Congratulations on starting the journey of starting a business. One of the first steps to formalize your venture is registering with the IRS as a business entity.
The Internal Revenue Service offers many schemes or categories under which you can register a business depending on their structure. There are differences on the legal and tax rights and obligations.
Find out the key features that identify each one of the business structures.
As the name describes it, this type of unincorporated business is registered to a single proprietor with complete control of the business. This way you could get a trade name, but the business assets and liabilities aren’t separated from your personal responsabilities, and you could have a hard time getting a credit from banks.
This structure could be a good choice for entrepreneurs who want to test a business before becoming a fully formal business.
One of the simplest structures where two or more people are registered as owners of the business, were both contribute with assets and they share the losses that the company may have. The most common kinds of partnership are:
- – Limited partnerships (LP): One partner with unlimited liability, the rest of them have limited liability.
- – Limited Liability Partnerships (LLP): Every owner has limited liability, which protects them from debts incurred from the business or other partners actions.
This structure doesn’t pay income tax, instead the profit and losses are transferred to the partner’s taxes fillings.

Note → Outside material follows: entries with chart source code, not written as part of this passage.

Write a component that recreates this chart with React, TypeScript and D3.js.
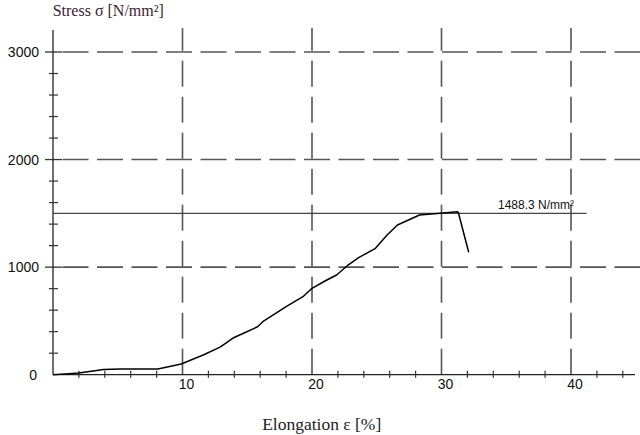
import React from 'react';
import * as d3 from 'd3';

// elongation [%] / stress [N/mm2]
const elongation = [0, 1.2, 2.0, 3.9, 5.2, 8.1, 9.9, 11.6, 12.9, 13.9, 14.8, 15.8, 16.2, 18.0, 19.3, 20.0, 21.0, 21.9, 22.7, 23.6, 24.9, 25.8, 26.6, 28.3, 29.9, 31.2, 31.3, 32.1];
const stress = [0, 10, 15, 48, 53, 53, 100, 183, 257, 341, 390, 446, 493, 632, 725, 803, 871, 927, 1011, 1088, 1175, 1299, 1392, 1485, 1501, 1516, 1508, 1138];

const xMajor = [10, 20, 30, 40];
const xMinor = d3.range(2, 45, 2);
const yMajor = [1000, 2000, 3000];
const yMinor = d3.range(200, 3000, 200);
const maxLine = 1500;
const maxLineEnd = 41.2;
const maxLabel = '1488.3 N/mm²';

const W = 640;
const H = 435;

export default function App() {
  const x = d3.scaleLinear().domain([0, 45]).range([53, 635.75]);
  const y = d3.scaleLinear().domain([0, 3000]).range([374.7, 52]);
  const top = 28;

  const points = elongation.map((e, i) => [e, stress[i]] as [number, number]);
  const line = d3
    .line<[number, number]>()
    .x((d) => x(d[0]))
    .y((d) => y(d[1]));

  const grid = '#555';
  const sans = 'Arial, "Liberation Sans", sans-serif';
  const serif = '"Times New Roman", "Liberation Serif", serif';

  return (
    <div style={{ position: 'fixed', left: 0, top: 0 }}>
      <svg width={W} height={H} style={{ display: 'block', background: '#fff' }}>
        {/* dashed grid */}
        {yMajor.map((v) => (
          <line
            key={'gy' + v}
            x1={x(0)}
            x2={W}
            y1={y(v)}
            y2={y(v)}
            stroke={grid}
            strokeWidth={1.6}
            strokeDasharray="26,8.5"
            strokeDashoffset={-9.5}
          />
        ))}
        {xMajor.map((v) => (
          <line
            key={'gx' + v}
            x1={x(v)}
            x2={x(v)}
            y1={y(0)}
            y2={top}
            stroke={grid}
            strokeWidth={1.6}
            strokeDasharray="26,10"
          />
        ))}

        {/* axes */}
        <line x1={x(0)} x2={x(0)} y1={y(0)} y2={top + 2} stroke="#222" strokeWidth={1.3} />
        <line x1={x(0)} x2={635} y1={y(0)} y2={y(0)} stroke="#222" strokeWidth={1.3} />
        {yMajor.map((v) => (
          <line key={'ty' + v} x1={45} x2={62} y1={y(v)} y2={y(v)} stroke="#333" strokeWidth={1.3} />
        ))}
        {yMinor
          .filter((v) => !yMajor.includes(v))
          .map((v) => (
            <line key={'my' + v} x1={49} x2={58} y1={y(v)} y2={y(v)} stroke="#333" strokeWidth={1.2} />
          ))}
        {xMinor
          .filter((v) => !xMajor.includes(v))
          .map((v) => (
            <line key={'mx' + v} x1={x(v)} x2={x(v)} y1={y(0) - 4} y2={y(0) + 3} stroke="#333" strokeWidth={1.2} />
          ))}

        {/* tick labels */}
        {yMajor.map((v) => (
          <text key={'ly' + v} x={39} y={y(v) + 5} textAnchor="end" fontFamily={sans} fontSize={14} fill="#111">
            {v}
          </text>
        ))}
        <text x={37} y={y(0) + 5} textAnchor="end" fontFamily={sans} fontSize={14} fill="#111">
          0
        </text>
        {xMajor.map((v) => (
          <text key={'lx' + v} x={x(v) + 4} y={389} textAnchor="middle" fontFamily={sans} fontSize={14} fill="#111">
            {v}
          </text>
        ))}

        {/* max stress line */}
        <line x1={x(0)} x2={x(maxLineEnd)} y1={y(maxLine)} y2={y(maxLine)} stroke="#444" strokeWidth={1.3} />
        <text x={574} y={208.5} textAnchor="end" fontFamily={sans} fontSize={12} fill="#111">
          {maxLabel}
        </text>

        {/* curve */}
        <path d={line(points) || ''} fill="none" stroke="#000" strokeWidth={1.5} strokeLinejoin="round" />

        {/* axis titles */}
        <text x={52.7} y={15.7} fontFamily={serif} fontSize={16} fill="#3a2434">
          Stress σ [N/mm²]
        </text>
        <text x={321.7} y={430} textAnchor="middle" fontFamily={serif} fontSize={17.5} fill="#222">
          Elongation ε [%]
        </text>
      </svg>
    </div>
  );
}
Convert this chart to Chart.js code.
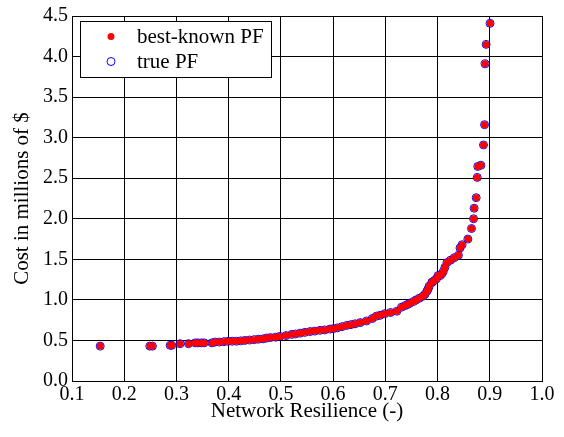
<!DOCTYPE html>
<html>
<head>
<meta charset="utf-8">
<script src="https://cdn.jsdelivr.net/npm/chart.js@4/dist/chart.umd.min.js"></script>
<style>
  html, body { margin: 0; padding: 0; background: #fff; }
  #wrap { width: 564px; height: 437px; }
</style>
</head>
<body>
<div id="wrap"><canvas id="pf"></canvas></div>
<script>
// Pareto front (resilience, cost in M$)
var resilience = [0.154, 0.249, 0.254, 0.288, 0.291, 0.307, 0.323, 0.336, 0.341, 0.348,
    0.353, 0.368, 0.374, 0.382, 0.391, 0.399, 0.407, 0.415, 0.423, 0.431,
    0.440, 0.449, 0.457, 0.466, 0.473, 0.480, 0.490, 0.498, 0.510, 0.521,
    0.528, 0.537, 0.546, 0.556, 0.565, 0.575, 0.584, 0.594, 0.600, 0.608,
    0.617, 0.626, 0.634, 0.642, 0.652, 0.664, 0.675, 0.683, 0.690, 0.699,
    0.710, 0.722, 0.731, 0.738, 0.743, 0.747, 0.754, 0.759, 0.765, 0.772,
    0.776, 0.780, 0.782, 0.784, 0.789, 0.790, 0.794, 0.798, 0.801, 0.805,
    0.808, 0.811, 0.814, 0.818, 0.825, 0.832, 0.840, 0.843, 0.847, 0.858,
    0.865, 0.869, 0.870, 0.874, 0.876, 0.877, 0.883, 0.888, 0.890, 0.891,
    0.893, 0.9005];
var cost = [0.43, 0.43, 0.43, 0.44, 0.44, 0.46, 0.46, 0.47, 0.47, 0.47,
    0.47, 0.47, 0.48, 0.48, 0.485, 0.49, 0.49, 0.49, 0.495, 0.50,
    0.505, 0.51, 0.515, 0.52, 0.53, 0.535, 0.54, 0.55, 0.56, 0.575,
    0.58, 0.59, 0.60, 0.61, 0.615, 0.625, 0.63, 0.64, 0.645, 0.655,
    0.67, 0.685, 0.695, 0.705, 0.72, 0.74, 0.77, 0.80, 0.81, 0.83,
    0.845, 0.86, 0.91, 0.93, 0.945, 0.96, 0.98, 1.00, 1.02, 1.045,
    1.07, 1.11, 1.135, 1.17, 1.215, 1.22, 1.24, 1.26, 1.30, 1.30,
    1.32, 1.35, 1.40, 1.46, 1.49, 1.52, 1.55, 1.64, 1.68, 1.75,
    1.88, 2.00, 2.13, 2.26, 2.51, 2.645, 2.66, 2.91, 3.16, 3.91,
    4.15, 4.41];

var xTicks = [0.1, 0.2, 0.3, 0.4, 0.5, 0.6, 0.7, 0.8, 0.9, 1.0];
var yTicks = [0.0, 0.5, 1.0, 1.5, 2.0, 2.5, 3.0, 3.5, 4.0, 4.5];

var points = [];
for (let i = 0; i < resilience.length; i++) {
    points.push({ x: resilience[i], y: cost[i] });
}

var serif = "'Liberation Serif', 'Times New Roman', serif";
Chart.defaults.font.family = serif;
Chart.defaults.color = '#000';

// legend box drawn inside the plot area
var boxLegend = {
    id: 'boxLegend',
    afterDraw: function(chart) {
        const c = chart.ctx;
        const ds = chart.data.datasets;
        c.save();
        c.fillStyle = '#fff';
        c.fillRect(80.5, 21.5, 191, 56);
        c.strokeStyle = '#000';
        c.lineWidth = 1;
        c.strokeRect(80.5, 21.5, 191, 56);
        c.font = "21px " + serif;
        c.textBaseline = 'middle';
        for (let i = 0; i < ds.length; i++) {
            const y = 36.5 + i * 25;
            c.beginPath();
            c.arc(111, y, ds[i].pointRadius, 0, Math.PI * 2);
            if (ds[i].pointBackgroundColor !== 'transparent') {
                c.fillStyle = ds[i].pointBackgroundColor;
                c.fill();
            }
            c.lineWidth = ds[i].pointBorderWidth;
            c.strokeStyle = ds[i].pointBorderColor;
            if (ds[i].pointBorderWidth > 0) c.stroke();
            c.fillStyle = '#000';
            c.fillText(ds[i].label, 137, y + 1);
        }
        c.restore();
    }
};

function makeChart() {
    const ctx = document.getElementById('pf').getContext('2d');
    const myChart = new Chart(ctx, {
        type: 'scatter',
        data: {
            datasets: [{
                label: 'best-known PF',
                data: points,
                pointRadius: 3.5,
                pointBackgroundColor: '#ff0000',
                pointBorderColor: '#ff0000',
                pointBorderWidth: 0,
            }, {
                label: 'true PF',
                data: points,
                pointRadius: 4,
                pointBackgroundColor: 'transparent',
                pointBorderColor: '#0000ff',
                pointBorderWidth: 1,
            }],
        },
        options: {
            responsive: true,
            maintainAspectRatio: false,
            animation: false,
            layout: { padding: { top: 13, right: 22, left: 0, bottom: 0 } },
            plugins: {
                legend: { display: false },
                tooltip: { enabled: false },
            },
            scales: {
                x: {
                    type: 'linear',
                    min: 0.1,
                    max: 1.0,
                    afterFit: function(s) { s.height = 56; },
                    afterBuildTicks: function(s) { s.ticks = xTicks.map(v => ({ value: v })); },
                    grid: { color: '#000', lineWidth: 1, drawTicks: false },
                    border: { color: '#000', width: 1 },
                    ticks: {
                        color: '#000',
                        padding: 2,
                        maxRotation: 0,
                        font: { family: serif, size: 20 },
                        callback: v => v.toFixed(1),
                    },
                    title: {
                        display: true,
                        text: 'Network Resilience (-)',
                        color: '#000',
                        font: { family: serif, size: 21 },
                        padding: { top: 0, bottom: 13 },
                    },
                },
                y: {
                    type: 'linear',
                    min: 0,
                    max: 4.5,
                    afterFit: function(s) { s.width = 72; },
                    afterBuildTicks: function(s) { s.ticks = yTicks.map(v => ({ value: v })); },
                    grid: { color: '#000', lineWidth: 1, drawTicks: false },
                    border: { color: '#000', width: 1 },
                    ticks: {
                        color: '#000',
                        padding: 4,
                        font: { family: serif, size: 20 },
                        callback: v => v.toFixed(1),
                    },
                    title: {
                        display: true,
                        text: 'Cost in millions of $',
                        color: '#000',
                        font: { family: serif, size: 21 },
                        padding: { top: 10, bottom: 0 },
                    },
                },
            },
        },
        plugins: [boxLegend],
    });
}

document.fonts.load("21px 'Liberation Serif'").then(makeChart, makeChart);
</script>
</body>
</html>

Corporations offer higher protection to the owner’s assets, as it becomes their own entity that may have different tax liabilities from the shareholders.
- – C Corp.: A legal entity separated from their owners. Usually these pay double taxes; when the corporation makes profit, and when the shareholders receive their profits.
- – S Corp.: Special type of corporation that avoids the double tax payments that occur on a regular corporation. May vary from state to state and requires to meet special requirements.
This structure pays taxes and makes profit independent of the owner’s actions.
Limited Liability Company (LLC)
This structure offers the protection of personal liabilites of a corporation structure without the double payment of taxes on receipt of the shareholder’s earnings. Depending on the number of members (owners) it may vary their tax rights and obligations.
This structure’s regulations and requirements to become one may vary from state to state.
For further information on tax obligations on each one of these business structures we recommend visiting the IRS official website, or getting professional advice focused specifically on your case and your business goals, as the business structure may influence your day-to-day operations.